With players' lawsuits filed, hope barely flickers for an NBA season

'Months and months of legal wrangling' ahead dim prospects for any sort of 2011-12 NBA season, says one sports management expert. Two groups of players filed federal antitrust lawsuits Wednesday.

Is it time to kiss the NBA season good-bye?

Hopes that at least part of the season could be salvaged are dimming by the day, especially now that the NBA players have disbanded their union and filed two antitrust lawsuits against the league. 

“My sense is that we are going to see months and months of legal wrangling, so much so that it’s highly unlikely there will be any games to watch for the 2011-12 season,” says Robert Boland, academic chairman at the New York University Tisch Center for Sports Management.

The main issues dividing the 450 players and the 30 club owners are how the league’s roughly $4 billion in income should be divided between them.

The owners say that 22 of 30 NBA teams are losing money – totaling $300 million in 2010 – and they proposed to cut players' salaries 40 percent (about $800 million). They also want a hard salary cap of $45 million a year per team, compared with the soft cap of $58 million currently in use. Most recently, the owners rejected the players' proposal of a 50-50 split of all basketball-related income.

Collective bargaining on a new agreement began early this year, with the expiration of six-year pact signed in 2005. 

The legal issues are very complex, says Mr. Boland, who teaches courses in law and sports, because American professional sports leagues are formally exempt from national antitrust laws.

But that is probably small consolation to fans, say public relations specialists. 

“While there is certainly merit to both the owners' and the players' sides, from a PR perspective, fans only see rich people arguing with other rich people over sums of money that most fans can't even fathom. That's what makes it such a PR headache,” says Jason Milch, vice president of public reputation services for Jaffe PR. “It's not workers fighting for basic health benefits. It's the rich wanting to get richer, and in this economy Americans have zero tolerance for that.”

The NBA’s business model has been due for correction for years, and the struggling economy has served as a catalyst for that adjustment, say some observers.

“Everyone in the ticket business knows that that NBA ticket prices have been placed way too high, and it has to do with players’ salaries,” says Don Vaccaro, CEO of TicketNetwork, who has more than 30 years' experience in the sports ticketing industry. That happened because every team wanted to cement its reputation by having top superstars – which for several years running as bid those players' salaries to exorbitant levels, he says. 

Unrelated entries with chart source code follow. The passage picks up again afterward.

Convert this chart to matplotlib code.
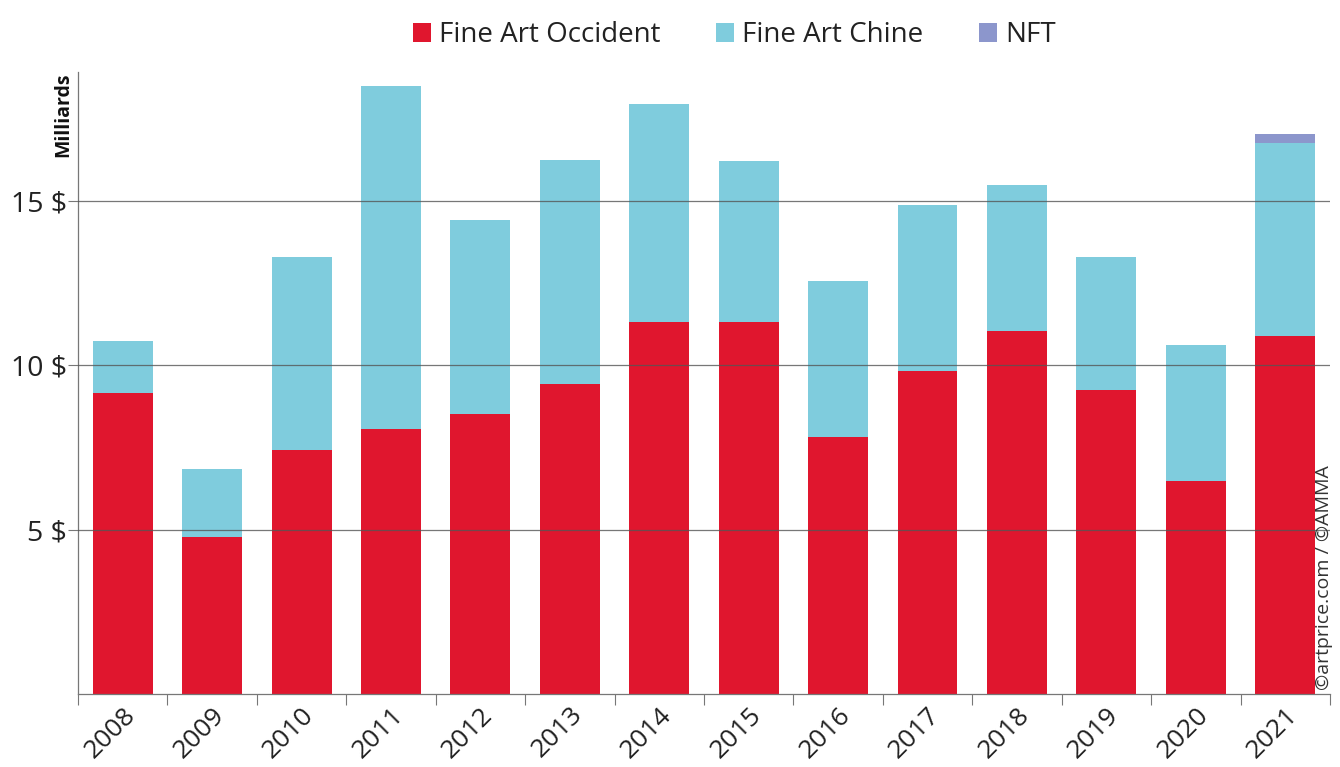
import matplotlib
matplotlib.use("Agg")
import matplotlib.pyplot as plt
import numpy as np

years = ["2008", "2009", "2010", "2011", "2012", "2013", "2014",
         "2015", "2016", "2017", "2018", "2019", "2020", "2021"]
occident = [9.16, 4.78, 7.43, 8.07, 8.52, 9.44, 11.32, 11.32, 7.82, 9.83, 11.05, 9.25, 6.48, 10.90]
chine = [1.59, 2.07, 5.87, 10.43, 5.91, 6.82, 6.64, 4.90, 4.75, 5.06, 4.44, 4.05, 4.14, 5.87]
nft = [0, 0, 0, 0, 0, 0, 0, 0, 0, 0, 0, 0, 0, 0.28]
ytick_vals = [5, 10, 15]
ytick_labels = ["5 $", "10 $", "15 $"]

plt.rcParams['font.family'] = ['Open Sans', 'DejaVu Sans']

c_red = "#E0162E"
c_blue = "#7FCCDD"
c_nft = "#8C96CC"

fig = plt.figure(figsize=(13.4, 7.67), dpi=100)
ax = fig.add_axes([0.0582, 0.0952, 0.9343, 0.8108])

x = np.arange(len(years))
w = 0.67
occ = np.array(occident)
chi = np.array(chine)
nf = np.array(nft)
ax.bar(x, occ, w, color=c_red, label="Fine Art Occident", zorder=2)
ax.bar(x, chi, w, bottom=occ, color=c_blue, label="Fine Art Chine", zorder=2)
ax.bar(x, nf, w, bottom=occ + chi, color=c_nft, label="NFT", zorder=2)

ax.set_xlim(-0.5, len(years) - 0.5)
ax.set_ylim(0, 18.92)

for v in ytick_vals:
    ax.axhline(v, color="#555555", lw=0.9, zorder=3, alpha=0.8)

ax.set_yticks(ytick_vals)
ax.set_yticklabels(ytick_labels, fontsize=20.5, color="#222222")
ax.tick_params(axis="y", length=7, width=0.8, color="#777777", pad=1)

ax.set_xticks(x)
ax.set_xticklabels(years, rotation=45, ha="right", rotation_mode="anchor",
                   fontsize=19, color="#222222")
ax.tick_params(axis="x", which="major", length=0, pad=6)
ax.set_xticks(np.arange(-0.5, len(years), 1.0), minor=True)
ax.tick_params(axis="x", which="minor", length=8, width=0.8, color="#777777")

for s in ["top", "right"]:
    ax.spines[s].set_visible(False)
for s in ["left", "bottom"]:
    ax.spines[s].set_color("#777777")
    ax.spines[s].set_linewidth(0.9)

fig.text(0.047, 0.906, "Milliards", rotation=90, fontsize=14, fontweight="bold",
         ha="center", va="top", color="#111111")
fig.text(0.988, 0.10, "©artprice.com / ©AMMA", rotation=90, fontsize=14,
         ha="center", va="bottom", color="#333333")

leg = fig.legend(loc="upper center", bbox_to_anchor=(0.548, 1.005), ncol=3, frameon=False,
                 fontsize=20, handlelength=0.65, handleheight=0.65, handletextpad=0.3,
                 columnspacing=2.0)
for t in leg.get_texts():
    t.set_color("#222222")

fig.savefig("out.png", dpi=100)
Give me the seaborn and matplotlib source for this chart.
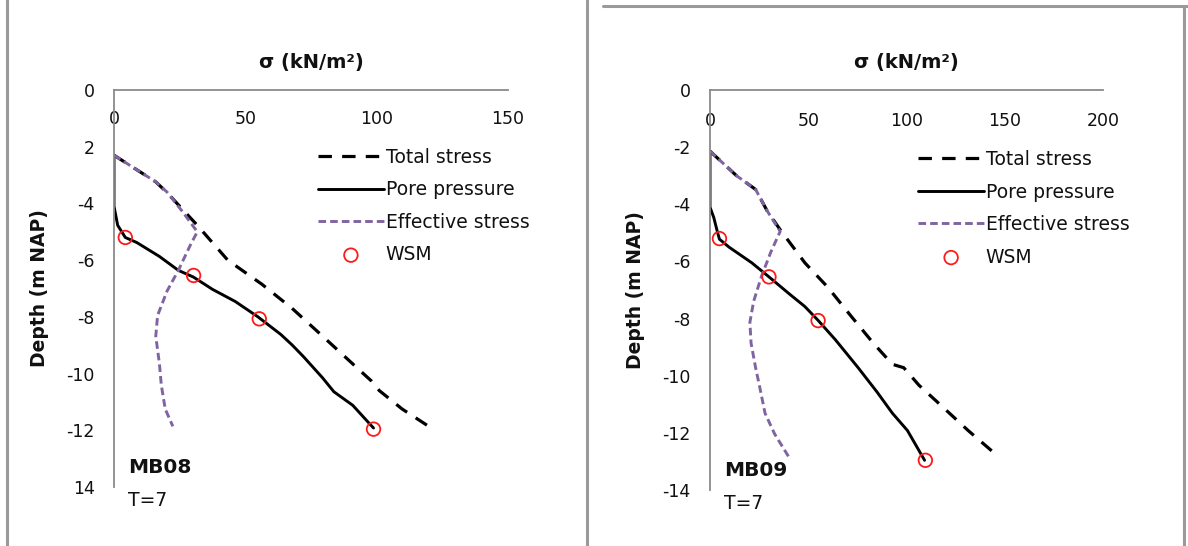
import matplotlib
matplotlib.use("Agg")
import matplotlib.pyplot as plt
import seaborn as sns
import pandas as pd
from matplotlib.lines import Line2D

# ---------------- data ----------------
# MB08
mb08_total_sigma = [0, 15.9, 20, 31.7, 43.3, 56.3, 67.8, 79.4, 90.9, 98.1, 101, 109.7, 119.8]
mb08_total_depth = [-2.3, -3.24, -3.6, -4.77, -6.0, -6.85, -7.7, -8.68, -9.66, -10.27, -10.6, -11.25, -11.86]
mb08_pore_sigma = [0, 0, 1.4, 4.3, 8.7, 17.3, 24.5, 30.3, 37.5, 46.2, 54.8, 63.5, 67.8, 72.2, 79.4, 83.7, 90.9, 98.8]
mb08_pore_depth = [-2.3, -4.1, -4.77, -5.2, -5.38, -5.87, -6.36, -6.6, -7.03, -7.46, -8.0, -8.62, -8.99, -9.41, -10.15, -10.64, -11.12, -11.92]
mb08_eff_sigma = [0, 15.9, 20.2, 26, 31.7, 28.9, 24.5, 20.2, 16.6, 15.9, 17.3, 18, 19.5, 22.4]
mb08_eff_depth = [-2.3, -3.24, -3.6, -4.28, -5.0, -5.5, -6.36, -7.09, -7.95, -8.68, -9.66, -10.4, -11.25, -11.86]
mb08_wsm_sigma = [4.3, 30.3, 55.3, 98.8]
mb08_wsm_depth = [-5.2, -6.54, -8.07, -11.96]

# MB09
mb09_total_sigma = [0, 13.5, 23.2, 29, 35.7, 48.3, 59.9, 71.5, 83.1, 92.8, 98.6, 106.3, 117.9, 131.4, 145.9]
mb09_total_depth = [-2.14, -3.0, -3.48, -4.22, -4.89, -6.05, -6.9, -7.89, -8.86, -9.6, -9.72, -10.33, -11.06, -11.92, -12.78]
mb09_pore_sigma = [0, 0, 1.9, 3.9, 4.8, 9.7, 21.3, 30, 40.6, 48.3, 55.1, 63.8, 75.4, 85, 92.8, 100.5, 109.2]
mb09_pore_depth = [-2.14, -4.1, -4.46, -5.0, -5.22, -5.5, -6.05, -6.54, -7.15, -7.58, -8.07, -8.74, -9.72, -10.57, -11.31, -11.92, -12.96]
mb09_eff_sigma = [0, 13.5, 23.2, 29, 35.7, 30.9, 26.1, 22.2, 20.3, 20.9, 23.2, 25.1, 28, 32.9, 40.6]
mb09_eff_depth = [-2.14, -3.0, -3.48, -4.22, -4.95, -5.68, -6.54, -7.4, -8.13, -8.86, -9.72, -10.33, -11.31, -12.04, -12.9]
mb09_wsm_sigma = [4.8, 30, 55, 109.6]
mb09_wsm_depth = [-5.2, -6.54, -8.07, -12.96]

series_names = ["Total stress", "Pore pressure", "Effective stress", "WSM"]
panel_names = ["MB08", "MB09"]
panel_time = "T=7"
x_ticks_mb08 = [0, 50, 100, 150]
x_ticks_mb09 = [0, 50, 100, 150, 200]
y_ticks = [0, -2, -4, -6, -8, -10, -12, -14]
y_ticklabels_mb08 = ["0", "2", "-4", "-6", "-8", "-10", "-12", "14"]
y_ticklabels_mb09 = ["0", "-2", "-4", "-6", "-8", "-10", "-12", "-14"]
x_title = "σ (kN/m²)"
y_title = "Depth (m NAP)"

# ---------------- style ----------------
sns.set_theme(style="white")
plt.rcParams["font.family"] = ["DejaVu Sans"]

FONT_COLOR = "#111111"
AXIS_COLOR = "#8a8a8a"
PURPLE = "#8064A2"

fig = plt.figure(figsize=(11.88, 5.46), dpi=100)

axes_pos = [
    [114 / 1188, 1 - 487 / 546, 394 / 1188, 397 / 546],
    [710 / 1188, 1 - 490 / 546, 393 / 1188, 400 / 546],
]

panels = [
    dict(total=(mb08_total_sigma, mb08_total_depth), pore=(mb08_pore_sigma, mb08_pore_depth),
         eff=(mb08_eff_sigma, mb08_eff_depth), wsm=(mb08_wsm_sigma, mb08_wsm_depth),
         xlim=(0, 150), xticks=x_ticks_mb08, yticklabels=y_ticklabels_mb08,
         name=panel_names[0], leg_x=0.518, leg_y=0.855, xpad=-27),
    dict(total=(mb09_total_sigma, mb09_total_depth), pore=(mb09_pore_sigma, mb09_pore_depth),
         eff=(mb09_eff_sigma, mb09_eff_depth), wsm=(mb09_wsm_sigma, mb09_wsm_depth),
         xlim=(0, 200), xticks=x_ticks_mb09, yticklabels=y_ticklabels_mb09,
         name=panel_names[1], leg_x=0.53, leg_y=0.85, xpad=-29),
]

for pos, p in zip(axes_pos, panels):
    ax = fig.add_axes(pos)
    ax.set_facecolor("none")

    df_t = pd.DataFrame({"sigma": p["total"][0], "depth": p["total"][1]})
    df_p = pd.DataFrame({"sigma": p["pore"][0], "depth": p["pore"][1]})
    df_e = pd.DataFrame({"sigma": p["eff"][0], "depth": p["eff"][1]})
    df_w = pd.DataFrame({"sigma": p["wsm"][0], "depth": p["wsm"][1]})

    sns.lineplot(data=df_t, x="sigma", y="depth", sort=False, estimator=None,
                 color="black", linewidth=2.3, label=series_names[0], ax=ax)
    ax.lines[-1].set_linestyle((0, (4.2, 3.2)))
    sns.lineplot(data=df_p, x="sigma", y="depth", sort=False, estimator=None,
                 color="black", linewidth=2.1, label=series_names[1], ax=ax)
    sns.lineplot(data=df_e, x="sigma", y="depth", sort=False, estimator=None,
                 color=PURPLE, linewidth=2.1, label=series_names[2], ax=ax)
    ax.lines[-1].set_linestyle((0, (2.6, 1.4)))
    sns.scatterplot(data=df_w, x="sigma", y="depth", marker="o", s=95,
                    facecolors="none", edgecolors="#ff1a1a", linewidths=1.3,
                    label=series_names[3], ax=ax, zorder=5, clip_on=False)

    ax.set_xlim(*p["xlim"])
    ax.set_ylim(-14, 0)
    ax.set_xticks(p["xticks"])
    ax.set_xticklabels([str(t) for t in p["xticks"]])
    ax.set_yticks(y_ticks)
    ax.set_yticklabels(p["yticklabels"])

    for side in ["right", "bottom"]:
        ax.spines[side].set_visible(False)
    for side in ["top", "left"]:
        ax.spines[side].set_visible(True)
        ax.spines[side].set_color(AXIS_COLOR)
        ax.spines[side].set_linewidth(1.3)

    ax.tick_params(axis="x", top=True, labeltop=True, bottom=False, labelbottom=False,
                   length=0, pad=p["xpad"], labelsize=12.5, labelcolor=FONT_COLOR)
    ax.tick_params(axis="y", left=True, length=0, pad=14, labelsize=12.5, labelcolor=FONT_COLOR)

    ax.xaxis.set_label_position("top")
    ax.set_xlabel(x_title, fontsize=14, fontweight="bold", color=FONT_COLOR)
    ax.xaxis.set_label_coords(0.5, 1.055)
    ax.set_ylabel(y_title, fontsize=13.5, fontweight="bold", color=FONT_COLOR)
    ax.yaxis.set_label_coords(-0.165, 0.5)

    ax.text(0.035, 0.048, p["name"], transform=ax.transAxes, fontsize=14.5,
            fontweight="bold", color=FONT_COLOR, va="center", ha="left")
    ax.text(0.035, -0.033, panel_time, transform=ax.transAxes, fontsize=13.5,
            color=FONT_COLOR, va="center", ha="left", clip_on=False)

    leg = ax.legend(loc="upper left", bbox_to_anchor=(p["leg_x"], p["leg_y"]), frameon=False,
                    fontsize=13.5, handlelength=3.5, handletextpad=0.1,
                    labelspacing=0.72, borderpad=0, borderaxespad=0, scatterpoints=1)
    for t in leg.get_texts():
        t.set_color(FONT_COLOR)

# panel borders
border_kw = dict(color="#9a9a9a", linewidth=2.2, transform=fig.transFigure)
fig.add_artist(Line2D([7 / 1188, 7 / 1188], [0, 1], **border_kw))
fig.add_artist(Line2D([587 / 1188, 587 / 1188], [0, 1], **border_kw))
fig.add_artist(Line2D([603 / 1188, 1], [1 - 6 / 546, 1 - 6 / 546], **border_kw))
fig.add_artist(Line2D([1184 / 1188, 1184 / 1188], [0, 1 - 6 / 546], **border_kw))

fig.savefig("out.png", dpi=100, facecolor="white")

“The NBA is due for a contraction,” Mr. Vaccaro adds. Faced with competition from soccer and other sports – including college basketball, which has shown a 40 percent rise in ticket sales over 2010 – many arenas are not selling out with the regularity they came to depend on, which also drives TV contracts. “The current economic model is unsustainable,” says Vaccaro.

Those with the most to lose, he says, are the big NBA stars with endorsement deals. “No company wants to be seen giving millions to some player already making millions during this economy.”

Not everyone expects the standoff to hurt the league in the eyes of the average fan.

“The NBA has shut down before and baseball has had its strike seasons, and it took awhile but the fans did forgive,” says Dan Lebowitz, executive director of the Institute for the Study of Sport in Society at Northeastern University.

“At first, fans have very visceral reactions of ‘how can you do this?’ or “why my team?’ But when your team is back out there and you want to cheer – or have that tail-gate party – the anger vanishes,” agrees Villanova sociology professor Rick Eckstein. “It may be slow in coming back, but I say within a half-year this will be forgotten.”

Legal analysts say there's a reason that groups of players elected to file their two antitrust suits in northern California and Minnesota. The federal court in San Francisco is under jurisdiction of the Ninth Circuit Court of Appeals, which has the reputation of being one of the most labor-friendly in the appellate court system. The federal court in Minnesota was where 20 years of litigation between NFL players and owners took place, with players winning the lion’s share.

They also say that fans should watch the litigation carefully and not rely solely on local media reports, which can have an ax to grind.

“What's lost in the coverage is the NBA's goals in initiating the work stoppage," says Larry DeGaris, director of the Academic Sports Marketing Program at the University of Indianapolis, in an e-mail. "They want to  ensure that each team has a chance to be competitive on the court, and each team has a chance to be profitable … if it is run well. That's just not the case under the current system. There are several teams on the brink of folding, as there aren't a lot of potential owners lined up looking to by a business that loses $10 million plus a year.”